25 Gij mannen, hebt uw eigen vrouwen lief, gelijk ook Christus de Gemeente liefgehad heeft, en Zichzelven voor haar heeft overgegeven;
Husbands, love your wives, even as Christ also loved the assembly and gave himself up for her,
26 Opdat Hij haar heiligen zou, haar gereinigd hebbende met het bad des waters door het Woord;
that he might sanctify her, having cleansed her by the washing of water with the word,
27 Opdat Hij haar Zichzelven heerlijk zou voorstellen, een Gemeente, die geen vlek of rimpel heeft, of iets dergelijks, maar dat zij zou heilig zijn en onberispelijk.

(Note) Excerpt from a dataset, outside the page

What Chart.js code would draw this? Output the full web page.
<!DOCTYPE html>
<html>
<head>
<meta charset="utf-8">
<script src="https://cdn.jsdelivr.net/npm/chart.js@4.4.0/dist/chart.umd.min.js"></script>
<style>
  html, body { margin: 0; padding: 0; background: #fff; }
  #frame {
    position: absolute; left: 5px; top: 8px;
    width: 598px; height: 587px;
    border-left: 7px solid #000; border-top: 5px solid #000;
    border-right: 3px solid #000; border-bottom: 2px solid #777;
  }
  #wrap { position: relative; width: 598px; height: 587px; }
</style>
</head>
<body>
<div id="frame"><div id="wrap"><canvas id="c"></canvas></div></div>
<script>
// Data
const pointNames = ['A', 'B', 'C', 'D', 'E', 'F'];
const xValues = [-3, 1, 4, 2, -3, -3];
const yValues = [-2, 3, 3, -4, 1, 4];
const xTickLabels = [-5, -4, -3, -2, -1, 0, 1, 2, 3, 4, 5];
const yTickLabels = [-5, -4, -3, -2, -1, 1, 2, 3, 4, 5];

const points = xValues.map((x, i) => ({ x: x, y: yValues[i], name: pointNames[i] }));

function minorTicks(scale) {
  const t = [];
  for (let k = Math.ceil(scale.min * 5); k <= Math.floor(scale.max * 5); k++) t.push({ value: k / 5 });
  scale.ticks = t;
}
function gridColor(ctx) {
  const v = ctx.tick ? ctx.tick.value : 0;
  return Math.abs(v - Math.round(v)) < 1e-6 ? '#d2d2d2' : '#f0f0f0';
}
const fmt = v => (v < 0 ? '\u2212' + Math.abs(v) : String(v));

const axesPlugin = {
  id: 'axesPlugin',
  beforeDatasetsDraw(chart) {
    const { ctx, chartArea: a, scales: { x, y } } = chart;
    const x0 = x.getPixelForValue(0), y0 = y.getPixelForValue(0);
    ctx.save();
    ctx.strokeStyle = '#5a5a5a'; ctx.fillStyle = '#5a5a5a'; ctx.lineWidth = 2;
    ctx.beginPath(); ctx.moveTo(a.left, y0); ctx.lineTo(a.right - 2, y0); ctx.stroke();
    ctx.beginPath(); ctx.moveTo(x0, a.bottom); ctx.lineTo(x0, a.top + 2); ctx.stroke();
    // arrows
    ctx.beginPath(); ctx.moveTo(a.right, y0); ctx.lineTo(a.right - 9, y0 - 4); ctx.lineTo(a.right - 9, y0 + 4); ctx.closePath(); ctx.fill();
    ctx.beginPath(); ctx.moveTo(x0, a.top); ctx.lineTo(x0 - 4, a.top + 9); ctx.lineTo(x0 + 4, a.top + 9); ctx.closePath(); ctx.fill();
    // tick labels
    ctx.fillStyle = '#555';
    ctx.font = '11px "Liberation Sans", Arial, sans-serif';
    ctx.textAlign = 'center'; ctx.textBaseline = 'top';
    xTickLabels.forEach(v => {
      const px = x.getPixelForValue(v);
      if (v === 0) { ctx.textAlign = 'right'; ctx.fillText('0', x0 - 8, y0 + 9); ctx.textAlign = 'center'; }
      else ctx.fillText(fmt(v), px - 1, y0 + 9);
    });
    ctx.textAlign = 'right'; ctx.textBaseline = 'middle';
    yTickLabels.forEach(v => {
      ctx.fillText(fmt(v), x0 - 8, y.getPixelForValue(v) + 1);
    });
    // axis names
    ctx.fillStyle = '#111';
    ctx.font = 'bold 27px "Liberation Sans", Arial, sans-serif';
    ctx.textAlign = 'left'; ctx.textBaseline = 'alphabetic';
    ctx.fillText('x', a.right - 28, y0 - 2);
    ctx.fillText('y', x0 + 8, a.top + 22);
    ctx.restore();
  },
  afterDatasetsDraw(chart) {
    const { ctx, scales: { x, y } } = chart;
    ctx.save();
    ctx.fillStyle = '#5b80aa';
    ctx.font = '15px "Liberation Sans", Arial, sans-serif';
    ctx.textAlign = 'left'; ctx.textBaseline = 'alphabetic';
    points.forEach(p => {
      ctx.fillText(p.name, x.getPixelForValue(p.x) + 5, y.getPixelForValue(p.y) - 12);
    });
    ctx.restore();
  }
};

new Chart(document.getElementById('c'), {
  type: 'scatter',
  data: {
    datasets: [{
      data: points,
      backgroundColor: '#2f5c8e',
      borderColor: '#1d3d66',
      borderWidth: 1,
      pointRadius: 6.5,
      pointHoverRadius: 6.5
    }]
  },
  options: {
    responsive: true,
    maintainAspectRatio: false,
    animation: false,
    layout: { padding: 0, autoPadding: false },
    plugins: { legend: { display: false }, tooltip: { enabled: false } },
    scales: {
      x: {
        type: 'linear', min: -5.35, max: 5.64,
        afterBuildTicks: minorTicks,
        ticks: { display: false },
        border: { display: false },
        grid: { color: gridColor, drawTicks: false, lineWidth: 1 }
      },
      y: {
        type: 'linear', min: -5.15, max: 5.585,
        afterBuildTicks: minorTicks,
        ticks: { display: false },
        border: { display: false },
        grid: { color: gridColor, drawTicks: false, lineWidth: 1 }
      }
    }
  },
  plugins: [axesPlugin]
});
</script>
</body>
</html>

that he might present the assembly to himself gloriously, not having spot or wrinkle or any such thing, but that she should be holy and without defect.
28 Alzo zijn de mannen schuldig hun eigen vrouwen lief te hebben, gelijk hun eigen lichamen. Die zijn eigen vrouw liefheeft, die heeft zichzelven lief.

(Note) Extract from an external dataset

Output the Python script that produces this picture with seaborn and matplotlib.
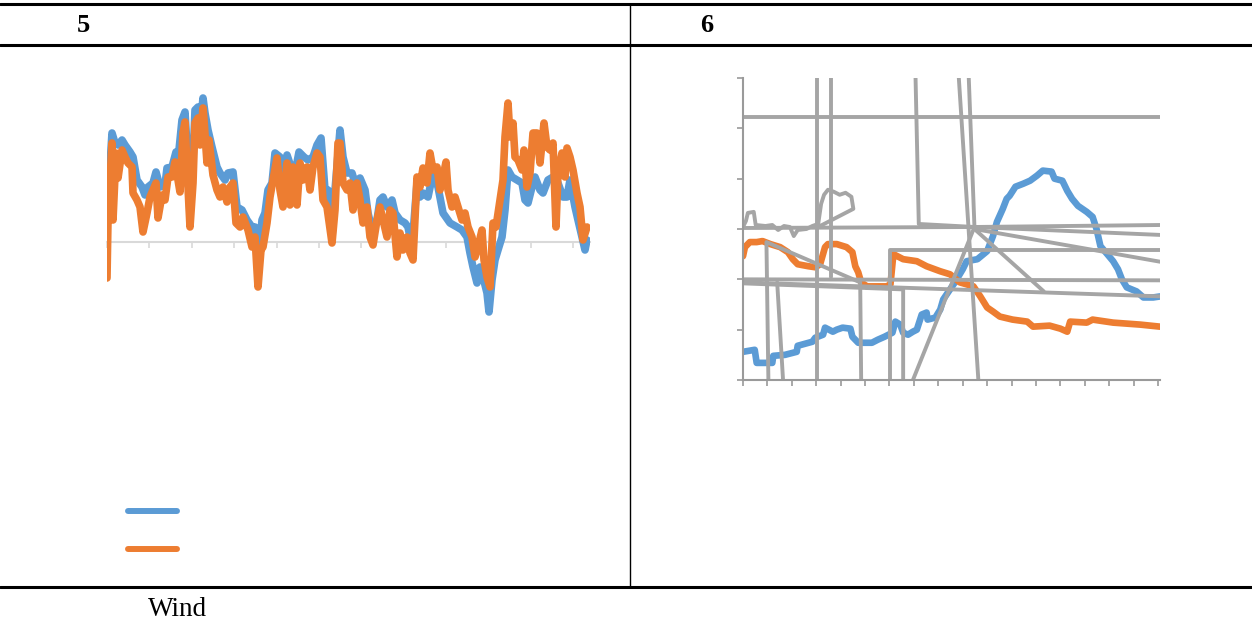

Even so husbands also ought to love their own wives as their own bodies. He who loves his own wife loves himself.
29 Want niemand heeft ooit zijn eigen vlees gehaat, maar hij voedt het, en onderhoudt het, gelijkerwijs ook de Heere de Gemeente.
For no man ever hated his own flesh, but nourishes and cherishes it, even as the Lord also does the assembly,
30 Want wij zijn leden Zijns lichaams, van Zijn vlees en van Zijn benen.
because we are members of his body, of his flesh and bones.
31 Daarom zal een mens zijn vader en moeder verlaten, en zal zijn vrouw aanhangen; en zij twee zullen tot een vlees wezen.
“For this cause a man will leave his father and mother and will be joined to his wife. Then the two will become one flesh.”
32 Deze verborgenheid is groot; doch ik zeg dit, ziende op Christus en op de Gemeente.
This mystery is great, but I speak concerning Christ and the assembly.
33 Zo dan ook gijlieden, elk in het bijzonder, een iegelijk hebbe zijn eigen vrouw, alzo lief als zichzelven; en de vrouw zie, dat zij den man vreze.
Nevertheless each of you must also love his own wife even as himself; and let the wife see that she respects her husband.